### RECORDS TO PROCESS
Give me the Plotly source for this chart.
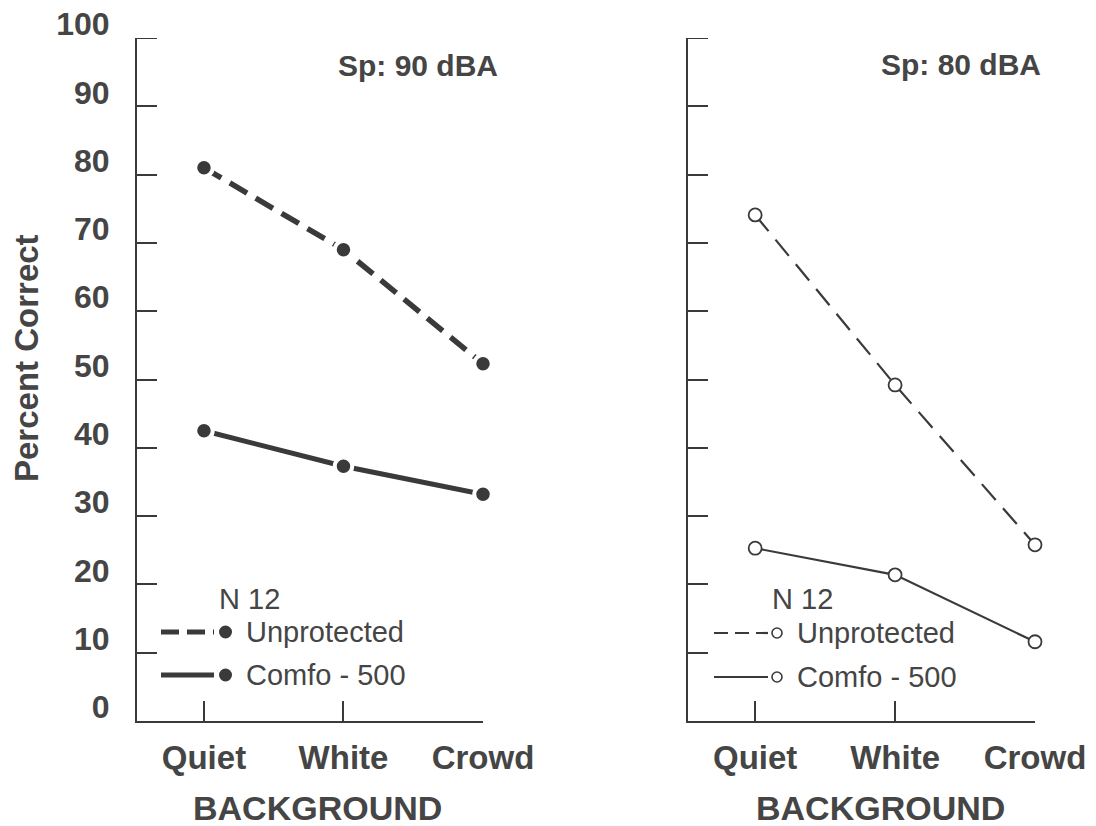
import plotly.graph_objects as go

# ---------------- data ----------------
backgrounds = ["Quiet", "White", "Crowd"]
y_ticks = [0, 10, 20, 30, 40, 50, 60, 70, 80, 90, 100]

sp90_unprotected = [81, 69, 52.3]
sp90_comfo500 = [42.5, 37.3, 33.2]

sp80_unprotected = [74.1, 49.2, 25.8]
sp80_comfo500 = [25.3, 21.4, 11.6]

panel_titles = ["Sp: 90 dBA", "Sp: 80 dBA"]
series_names = ["Unprotected", "Comfo - 500"]
legend_title = "N 12"

# ---------------- style ----------------
W, H = 1096, 826
INK = "#3a3a3a"
TXT = "#454545"
FONT = "Liberation Sans"


def PX(x):
    return x / W


def PY(y):
    return 1 - y / H


dom_left = [PX(137), PX(483)]
dom_right = [PX(688), PX(1035)]
dom_y = [PY(721), PY(38)]

fig = go.Figure()

# left panel: filled markers, thick lines
fig.add_trace(go.Scatter(
    x=backgrounds, y=sp90_unprotected, mode="lines+markers", name=series_names[0],
    line=dict(color=INK, width=5.5, dash="20px,10px"),
    marker=dict(size=17.5, color=INK, line=dict(color="white", width=4)),
    cliponaxis=False, showlegend=False, xaxis="x", yaxis="y"))
fig.add_trace(go.Scatter(
    x=backgrounds, y=sp90_comfo500, mode="lines+markers", name=series_names[1],
    line=dict(color=INK, width=5),
    marker=dict(size=17.5, color=INK, line=dict(color="white", width=4)),
    cliponaxis=False, showlegend=False, xaxis="x", yaxis="y"))

# right panel: open markers, thin lines
fig.add_trace(go.Scatter(
    x=backgrounds, y=sp80_unprotected, mode="lines+markers", name=series_names[0],
    line=dict(color=INK, width=2.2, dash="21px,11px"),
    marker=dict(size=13, color="white", line=dict(color=INK, width=1.8)),
    cliponaxis=False, showlegend=False, xaxis="x2", yaxis="y2"))
fig.add_trace(go.Scatter(
    x=backgrounds, y=sp80_comfo500, mode="lines+markers", name=series_names[1],
    line=dict(color=INK, width=2.2),
    marker=dict(size=13, color="white", line=dict(color=INK, width=1.8)),
    cliponaxis=False, showlegend=False, xaxis="x2", yaxis="y2"))

xaxis_common = dict(
    type="category", range=[-0.48, 2], showgrid=False, zeroline=False,
    showline=True, linecolor=INK, linewidth=2,
    ticks="inside", ticklen=20, tickwidth=2, tickcolor=INK,
    tickfont=dict(family=FONT, size=33, color=TXT, weight="bold"),
    ticklabelstandoff=6, automargin=False, fixedrange=True)
yaxis_common = dict(
    range=[0, 100], showgrid=False, zeroline=False,
    showline=True, linecolor=INK, linewidth=2,
    ticks="inside", ticklen=20, tickwidth=2, tickcolor=INK,
    tickvals=y_ticks, automargin=False, fixedrange=True)

fig.update_layout(
    width=W, height=H, margin=dict(l=0, r=0, t=0, b=0),
    paper_bgcolor="white", plot_bgcolor="white",
    showlegend=False,
    xaxis=dict(domain=dom_left, anchor="y", **xaxis_common),
    yaxis=dict(domain=dom_y, anchor="x", showticklabels=True,
               tickfont=dict(family=FONT, size=32, color=TXT, weight="bold"),
               ticklabelstandoff=19, ticklabelshift=-14, **yaxis_common),
    xaxis2=dict(domain=dom_right, anchor="y2", **xaxis_common),
    yaxis2=dict(domain=dom_y, anchor="x2", showticklabels=False, **yaxis_common),
)


def note(text, x, y, font, xanchor="center", **kw):
    return dict(text=text, x=PX(x), y=PY(y), xref="paper", yref="paper",
                xanchor=xanchor, yanchor="middle", showarrow=False, font=font, **kw)


annotations = []
title_font = dict(family=FONT, size=30, color=TXT, weight="bold")
annotations.append(note(panel_titles[0], 418, 65, title_font))
annotations.append(note(panel_titles[1], 961, 64, title_font))
for cx in (317, 880):
    annotations.append(note("BACKGROUND", cx, 808, dict(family=FONT, size=34, color=TXT, weight="bold")))
annotations.append(note("Percent Correct", 26, 358, dict(family=FONT, size=33, color=TXT, weight="bold"),
                        textangle=-90))

shapes = []
# top (100) ticks drawn explicitly so they show at the end of each y axis
for xr, yr, dom in (("x domain", "y", dom_left), ("x2 domain", "y2", dom_right)):
    frac = 20 / ((dom[1] - dom[0]) * W)
    shapes.append(dict(type="line", xref=xr, yref=yr, x0=0, x1=frac, y0=y_ticks[-1], y1=y_ticks[-1],
                       line=dict(color=INK, width=2)))

legend_font = dict(family=FONT, size=29, color=TXT)
# left legend (filled markers)
annotations.append(note(legend_title, 217, 599, legend_font, xanchor="left"))
for yy, nm, dash in ((632, series_names[0], "18px,8px"), (675, series_names[1], "solid")):
    shapes.append(dict(type="line", xref="paper", yref="paper", x0=PX(161), x1=PX(214),
                       y0=PY(yy), y1=PY(yy), line=dict(color=INK, width=5, dash=dash)))
    shapes.append(dict(type="circle", xref="paper", yref="paper",
                       x0=PX(219), x1=PX(232), y0=PY(yy + 6.5), y1=PY(yy - 6.5),
                       fillcolor=INK, line=dict(color=INK, width=0)))
    annotations.append(note(nm, 244, yy, legend_font, xanchor="left"))
# right legend (open markers)
annotations.append(note(legend_title, 770, 599, legend_font, xanchor="left"))
for yy, nm, dash in ((633, series_names[0], "14px,7px"), (677, series_names[1], "solid")):
    shapes.append(dict(type="line", xref="paper", yref="paper", x0=PX(714), x1=PX(768),
                       y0=PY(yy), y1=PY(yy), line=dict(color=INK, width=2.2, dash=dash)))
    shapes.append(dict(type="circle", xref="paper", yref="paper",
                       x0=PX(772), x1=PX(782), y0=PY(yy + 5), y1=PY(yy - 5),
                       fillcolor="white", line=dict(color=INK, width=1.6)))
    annotations.append(note(nm, 795, yy, legend_font, xanchor="left"))

fig.update_layout(annotations=annotations, shapes=shapes)

fig.write_html("out.html", config={"displayModeBar": False},
               post_script="document.body.style.margin='0';")
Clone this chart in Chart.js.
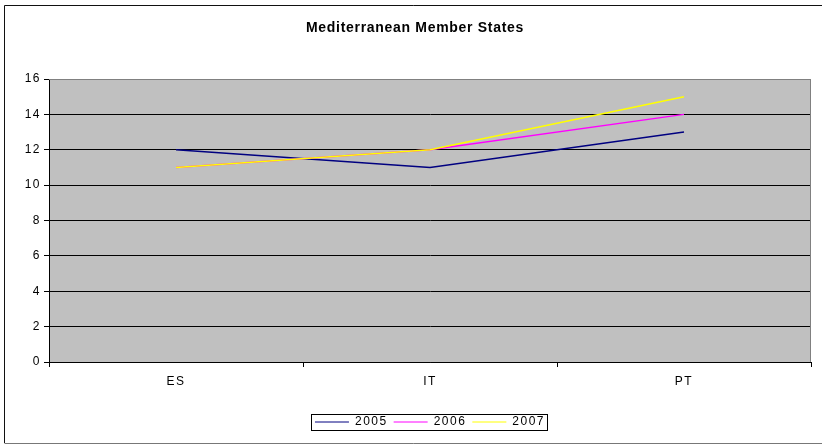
<!DOCTYPE html>
<html lang="en">
<head>
  <meta charset="UTF-8" />
  <title>Mediterranean Member States</title>
  <script src="https://cdn.jsdelivr.net/npm/chart.js"></script>
  <style>
    body { margin: 0; background: #fff; }
    #wrap { width: 822px; height: 444px; }
  </style>
</head>
<body>
  <div id="wrap"><canvas id="chart" width="822" height="444"></canvas></div>

  <script>
    const countries = ['ES', 'IT', 'PT'];
    const v2005 = [12, 11, 13];
    const v2006 = [11, 12, 14];
    const v2007 = [11, 12, 15];
    const yTicks = [0, 2, 4, 6, 8, 10, 12, 14, 16];

    Chart.defaults.font.family = '"Liberation Sans", Arial, sans-serif';
    Chart.defaults.color = '#000';

    // the old office charts space their letters a bit wider
    const spacing = {
      id: 'spacing',
      afterInit(chart) {
        const tb = chart.titleBlock;
        if (tb) {
          const draw = tb.draw.bind(tb);
          tb.draw = function (area) {
            const ctx = chart.ctx;
            const old = ctx.letterSpacing;
            ctx.letterSpacing = '0.7px';
            draw(area);
            ctx.letterSpacing = old;
          };
        }
      },
      beforeUpdate(chart) { chart.ctx.letterSpacing = '1.5px'; },
      beforeDraw(chart) { chart.ctx.letterSpacing = '1.5px'; }
    };

    // gray plot area, frame around whole chart, box around the legend
    const excelLook = {
      id: 'excelLook',
      beforeDraw(chart) {
        const { ctx, chartArea: a } = chart;
        ctx.save();
        ctx.fillStyle = '#fff';
        ctx.fillRect(0, 0, chart.width, chart.height);
        ctx.fillStyle = '#c0c0c0';
        ctx.fillRect(a.left, a.top, a.right - a.left, a.bottom - a.top);
        ctx.restore();
      },
      beforeDatasetsDraw(chart) {
        const { ctx, chartArea: a } = chart;
        ctx.save();
        ctx.strokeStyle = '#808080';
        ctx.lineWidth = 1;
        ctx.beginPath();
        ctx.moveTo(a.left, a.top + 0.5);
        ctx.lineTo(a.right - 0.5, a.top + 0.5);
        ctx.lineTo(a.right - 0.5, a.bottom);
        ctx.stroke();
        ctx.restore();
      },
      afterDraw(chart) {
        const { ctx } = chart;
        ctx.save();
        ctx.lineWidth = 1;
        ctx.strokeStyle = '#111';
        ctx.beginPath();
        ctx.moveTo(4.5, 443);
        ctx.lineTo(4.5, 5.5);
        ctx.lineTo(822, 5.5);
        ctx.stroke();
        ctx.strokeStyle = '#777';
        ctx.beginPath();
        ctx.moveTo(4.5, 443.5);
        ctx.lineTo(822, 443.5);
        ctx.stroke();

        const boxes = chart.legend.legendHitBoxes;
        if (boxes && boxes.length) {
          const l = Math.min(...boxes.map(b => b.left)) - 4;
          const r = Math.max(...boxes.map(b => b.left + b.width)) + 2;
          const t = Math.min(...boxes.map(b => b.top)) - 2;
          const bt = Math.max(...boxes.map(b => b.top + b.height)) + 2;
          ctx.strokeStyle = '#000';
          ctx.strokeRect(Math.round(l) + 0.5, Math.round(t) + 0.5, Math.round(r - l), Math.round(bt - t));
        }
        ctx.restore();
      }
    };

    new Chart(document.getElementById('chart'), {
      type: 'line',
      data: {
        labels: countries,
        datasets: [
          { label: '2005', data: v2005, borderColor: '#000080', backgroundColor: '#000080', order: 3 },
          { label: '2006', data: v2006, borderColor: '#ff00ff', backgroundColor: '#ff00ff', order: 2 },
          { label: '2007', data: v2007, borderColor: '#ffff00', backgroundColor: '#ffff00', order: 1 }
        ]
      },
      options: {
        responsive: false,
        animation: false,
        layout: { padding: { left: 19, right: 11, top: 4, bottom: 6 } },
        elements: {
          line: { borderWidth: 1.5, tension: 0 },
          point: { radius: 0, hoverRadius: 0 }
        },
        scales: {
          x: {
            offset: true,
            grid: { offset: true, drawOnChartArea: false, tickLength: 5, tickColor: '#000' },
            border: { color: '#000' },
            ticks: { font: { size: 12 }, padding: 7, color: '#000' },
            afterFit(s) { s.height = 48; }
          },
          y: {
            min: 0,
            max: 16,
            afterBuildTicks(s) { s.ticks = yTicks.map(v => ({ value: v })); },
            grid: {
              color: c => (c.tick && c.tick.value === 16 ? '#808080' : '#000'),
              tickColor: '#000',
              tickLength: 5
            },
            border: { color: '#000' },
            ticks: { font: { size: 12 }, padding: 3, color: '#000' },
            afterFit(s) { s.width = 30; }
          }
        },
        plugins: {
          title: {
            display: true,
            text: 'Mediterranean Member States',
            color: '#000',
            font: { size: 14, weight: 'bold' },
            padding: { top: 15.5, bottom: 42.7 }
          },
          legend: {
            position: 'bottom',
            fullSize: false,
            labels: {
              usePointStyle: true,
              pointStyle: 'line',
              pointStyleWidth: 34,
              boxHeight: 12,
              padding: 6,
              color: '#000',
              font: { size: 12 },
              sort: (a, b) => a.datasetIndex - b.datasetIndex
            }
          },
          tooltip: { enabled: false }
        }
      },
      plugins: [spacing, excelLook]
    });
  </script>
</body>
</html>
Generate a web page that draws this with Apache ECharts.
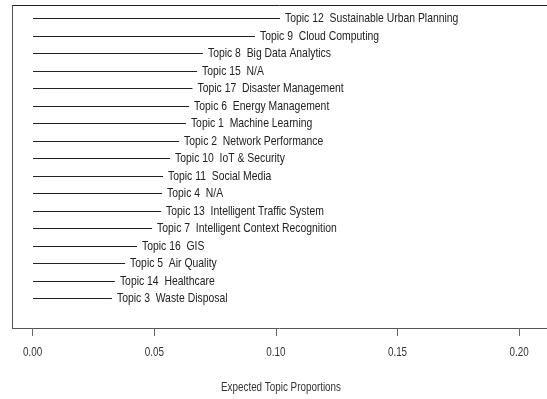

### TASK GOAL
Stop after the line containing "dom_y = [PY(721), PY(38)]": copy the records exactly from the first line up to there, leaving pictures out.

### SOLUTION TO THE PROBLEM
Give me the Plotly source for this chart.
import plotly.graph_objects as go

# ---------------- data ----------------
backgrounds = ["Quiet", "White", "Crowd"]
y_ticks = [0, 10, 20, 30, 40, 50, 60, 70, 80, 90, 100]

sp90_unprotected = [81, 69, 52.3]
sp90_comfo500 = [42.5, 37.3, 33.2]

sp80_unprotected = [74.1, 49.2, 25.8]
sp80_comfo500 = [25.3, 21.4, 11.6]

panel_titles = ["Sp: 90 dBA", "Sp: 80 dBA"]
series_names = ["Unprotected", "Comfo - 500"]
legend_title = "N 12"

# ---------------- style ----------------
W, H = 1096, 826
INK = "#3a3a3a"
TXT = "#454545"
FONT = "Liberation Sans"


def PX(x):
    return x / W


def PY(y):
    return 1 - y / H


dom_left = [PX(137), PX(483)]
dom_right = [PX(688), PX(1035)]
dom_y = [PY(721), PY(38)]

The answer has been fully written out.